Rudi, it is a harsh post. Too harsh? maybe. I like a Reservoir Dog schtick as much as the next guy; but, as a filmmaker, if you're gonna go that route then you'd better have something more in your head than a pistol full of blanks.
 
But do you think they have done it scene-by-scene? Shouldn't it look the same for the whole trailer (BTW, the screenshots are from the 1080 version)?

I could see varying degrees of this artefact throughout the trailer. Admitted, the example posted is the worst one and might even have been a mistake when adjusting the shot (in camera or in post). But you find them on quite a few highlights and edges at varying degrees.

Plus, I insist on a "videoish" look of overexposed highlights, you can find them in the bar scene too. This comes close to my experience when having a F35 side-by-side with a RED (and an ARRI D21). The F35 can look much deeper into the dark, but the RED and the ARRI look less electronical on blown-out highlights.
 
Even going as far back as the interlaced days of Dancer in the Dark, I remember how beautifully film like, or, to be more accurate, unvideo like, some of the scenes were in that movie. We've come a long way since then but there are times when the soap opera video look hits you between the eyes- even on well manned projects like Youth Without Youth. It is a motion related phenomena and might be masked or countered to some extent or another with lighting mood, curves, and post... . I've never seen one still from a DSLR that looks less like film than another, or more digital like than the next?

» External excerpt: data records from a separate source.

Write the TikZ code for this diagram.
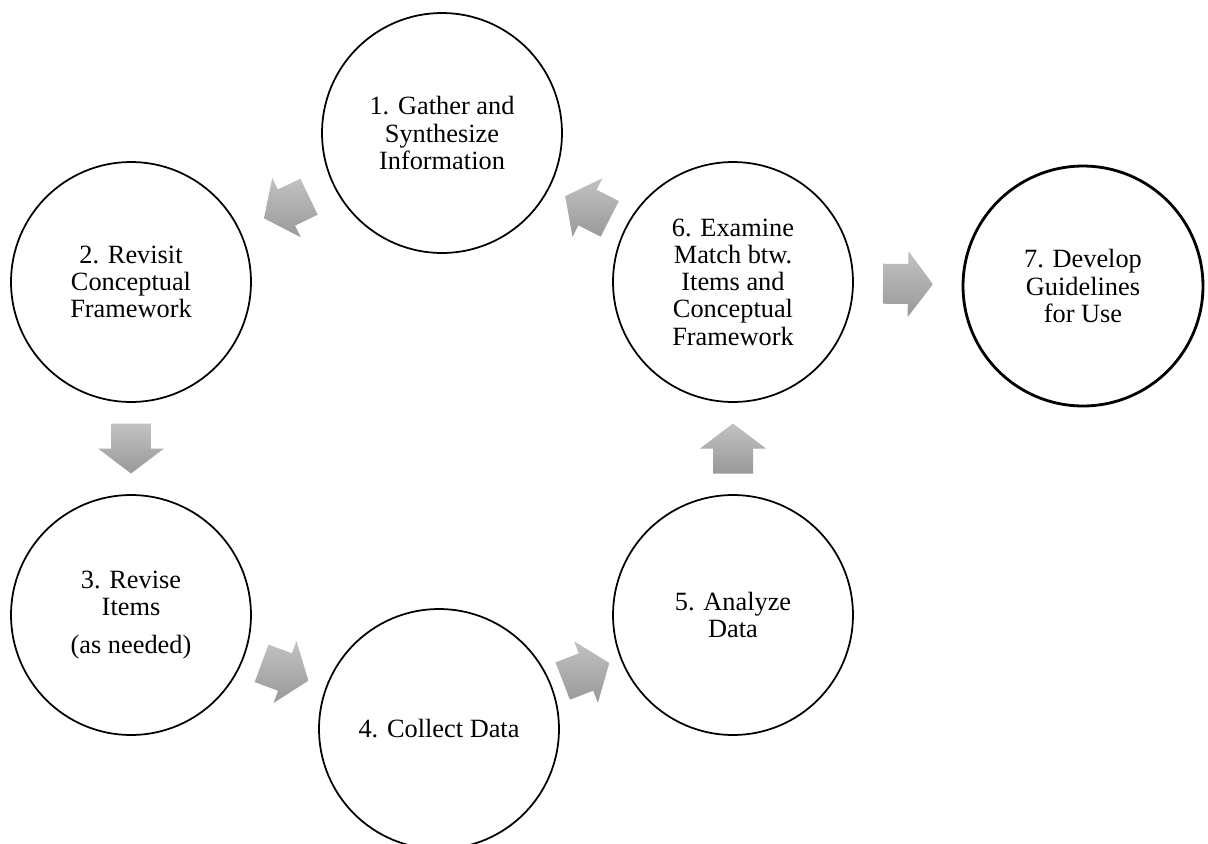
\documentclass[tikz,border=0pt]{standalone}
\usepackage{fontspec}
\setmainfont{Liberation Serif}
\usetikzlibrary{calc}

\tikzset{
  stepcircle/.style={circle, draw, line width=1pt, minimum size=4.8cm, inner sep=0pt,
    align=center, font=\fontsize{15}{15.5}\selectfont},
  laststep/.style={stepcircle, line width=1.6pt},
  flowarrow/.style={top color=black!24, bottom color=black!40, draw=none}
}

\begin{document}
\begin{tikzpicture}[x=0.02cm, y=-0.02cm]
  \useasboundingbox (0,0) rectangle (1208,843);

  % step circles
  \node[stepcircle] (s1) at (442,133) {1. Gather and\\Synthesize\\Information};
  \node[stepcircle] (s2) at (131,282) {2. Revisit\\Conceptual\\Framework};
  \node[stepcircle] (s3) at (131,615) {3. Revise\\Items\\[0.2cm](as needed)};
  \node[stepcircle] (s4) at (439,729) {4. Collect Data};
  \node[stepcircle] (s5) at (733,615) {5. Analyze\\Data};
  \node[stepcircle] (s6) at (733,282) {6. Examine\\Match btw.\\Items and\\Conceptual\\Framework};
  \node[laststep] (s7) at (1083,286) {7. Develop\\Guidelines\\for Use};

  % block arrows half way between the steps
  \foreach \a/\b in {s1/s2, s2/s3, s3/s4, s4/s5, s5/s6, s6/s1, s6/s7} {
    \path let \p1 = ($(\b)-(\a)$), \n1 = {atan2(\y1,\x1)} in
      coordinate (m) at ($(\a)!0.5!(\b)$)
      [flowarrow]
      ($(m)+(\n1:-0.5cm)+(\n1+90:-0.4cm)$) -- ($(m)+(\n1+90:-0.4cm)$)
      -- ($(m)+(\n1+90:-0.66cm)$) -- ($(m)+(\n1:0.5cm)$)
      -- ($(m)+(\n1+90:0.66cm)$) -- ($(m)+(\n1+90:0.4cm)$)
      -- ($(m)+(\n1:-0.5cm)+(\n1+90:0.4cm)$) -- cycle;
  }
\end{tikzpicture}
\end{document}
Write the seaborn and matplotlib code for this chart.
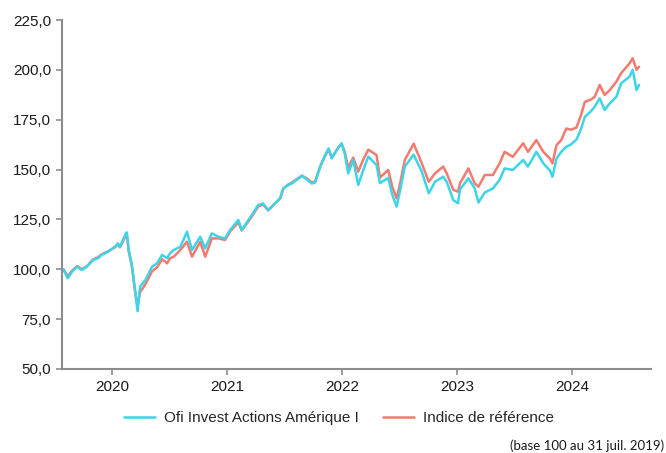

David, the two films of yours that I'm familiar with are Twin Falls Idaho and Northfork, both beautifully rendered and quite languorous- probably decent candidates for digital acquisition sans video look- but if you were setting up a scene with a RED, for example, and wanted to avoid falling into the video look, what might you consider? Kinda vague, I know, and maybe overly simplifying the matter, but in general terms do you have personal theories/preferences? (Film Stocks aside).